At this point, both “ggplot2” and the data-set are available in R Studio.

Let’s make the boxplot

g <- ggplot(df) + # ggplot2 accessing our data
          geom_boxplot(aes(x=factor1, y=global.leaf.n))# making boxplot
								  # 'factor1' on x-axis
                                               # ‘global.leaf.n’ on Y-axis
g	

alt text

Well done! We’ve made our box plot.

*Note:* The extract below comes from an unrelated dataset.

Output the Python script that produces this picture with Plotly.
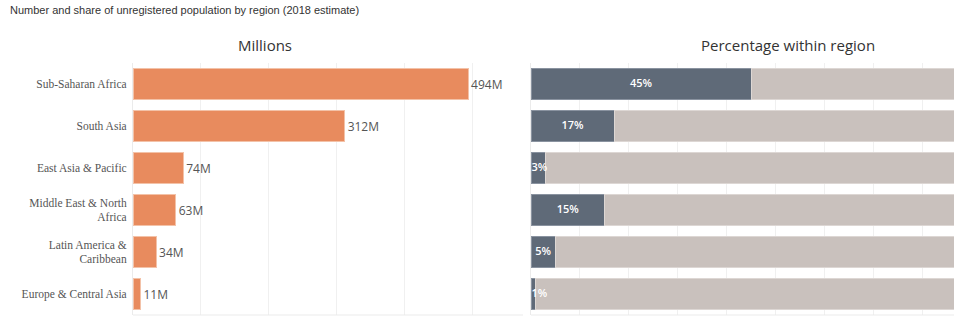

Now, we can include some additional commands to improve the appearance of the box plot.

g <- ggplot(df) +
      geom_boxplot(aes(x=factor1, y=global.leaf.n),
                    width=0.80, # we changed the width of the boxes
                    outlier.colour = "black", # we changed the outlier colour
                    outlier.shape = 8, # we changed the outlier shape
                    outlier.size = 1, # we changed the outlier size
                    fill="forestgreen", # we changed the box colour
                    lwd=0.6) # we changed the box lines' width
g

alt text

We can further improve the appearance …

g <- ggplot(df) +
     geom_boxplot(aes(x=factor1, y=global.leaf.n),
                  width=0.80,
                  outlier.colour = "black",
                  outlier.shape = 8,
                  outlier.size = 1,
                  fill="forestgreen",
                  lwd=0.6)+
    scale_x_discrete(labels=c("A.Tree"="Tree","B.Shrub"="Shrub","C.Herb"="Herb", 
                              "D.Grass"="Grass","E.Conifer"="Conifer",
                              "F.Liana"="Liana"))+ # X-axis label
    scale_y_continuous(breaks=seq(0, 60, 10))+ # Y-axis scale changed
    ylab(expression('Leaf Nitrogen'~~(mg~g^-1~DW)))+ # Y-axis label changed
    xlab('Groups') # X-axis label changed
g

alt text

g <- ggplot(df) +
     geom_boxplot(aes(x=factor1, y=global.leaf.n),
                  width=0.80,
                  outlier.colour = "black",
                  outlier.shape = 8,
                  outlier.size = 1,
                  fill="forestgreen",
                  lwd=0.6)+
    scale_x_discrete(labels=c("A.Tree"="Tree","B.Shrub"="Shrub","C.Herb"="Herb", 
                              "D.Grass"="Grass","E.Conifer"="Conifer",
                              "F.Liana"="Liana"))+
    scale_y_continuous(breaks=seq(0, 60, 10))+ 
    ylab(expression('Leaf Nitrogen'~~(mg~g^-1~DW)))+ 
    xlab('Groups')+ 
    geom_hline(yintercept=12.7, col = "red", lty = 5, lwd = 1.2)+ 
                                                      # a red horizontal line
    theme_bw()+ # background colour changed
    theme(axis.text.x=element_text(color = 'black', size=11, face='bold'), 
                                                      # X-axis text changed
          axis.title.x=element_text(color='black', size=11, face='bold', 
                                    vjust =-0.35), # X-axis title changed
          axis.text.y=element_text(color = 'black', size=11, 
                                   face='bold'), # Y-axis text changed
          axis.title.y=element_text(color='black', size=11, 
                                    face='bold', vjust =1.5), 
                                                  # Y-axis title changed
          panel.grid.major = element_blank(), # background major grid removed
          panel.grid.minor = element_blank(), # background minor grid removed 
          panel.background = element_blank(), 
          axis.line = element_line(colour = "black")) 
                                              # background panel axis changed
g

alt text

global.leaf.n <- g # we named our box-plot as 'global.leaf.n'

Saving the boxplot

ggsave("global.leaf.n.png", global.leaf.n, height = 9, width = 13, dpi = 300, units='cm')
                   # we can change size and resolution of the plot


Congratulations!

We just learned a coding skill on how to make a boxplot in R.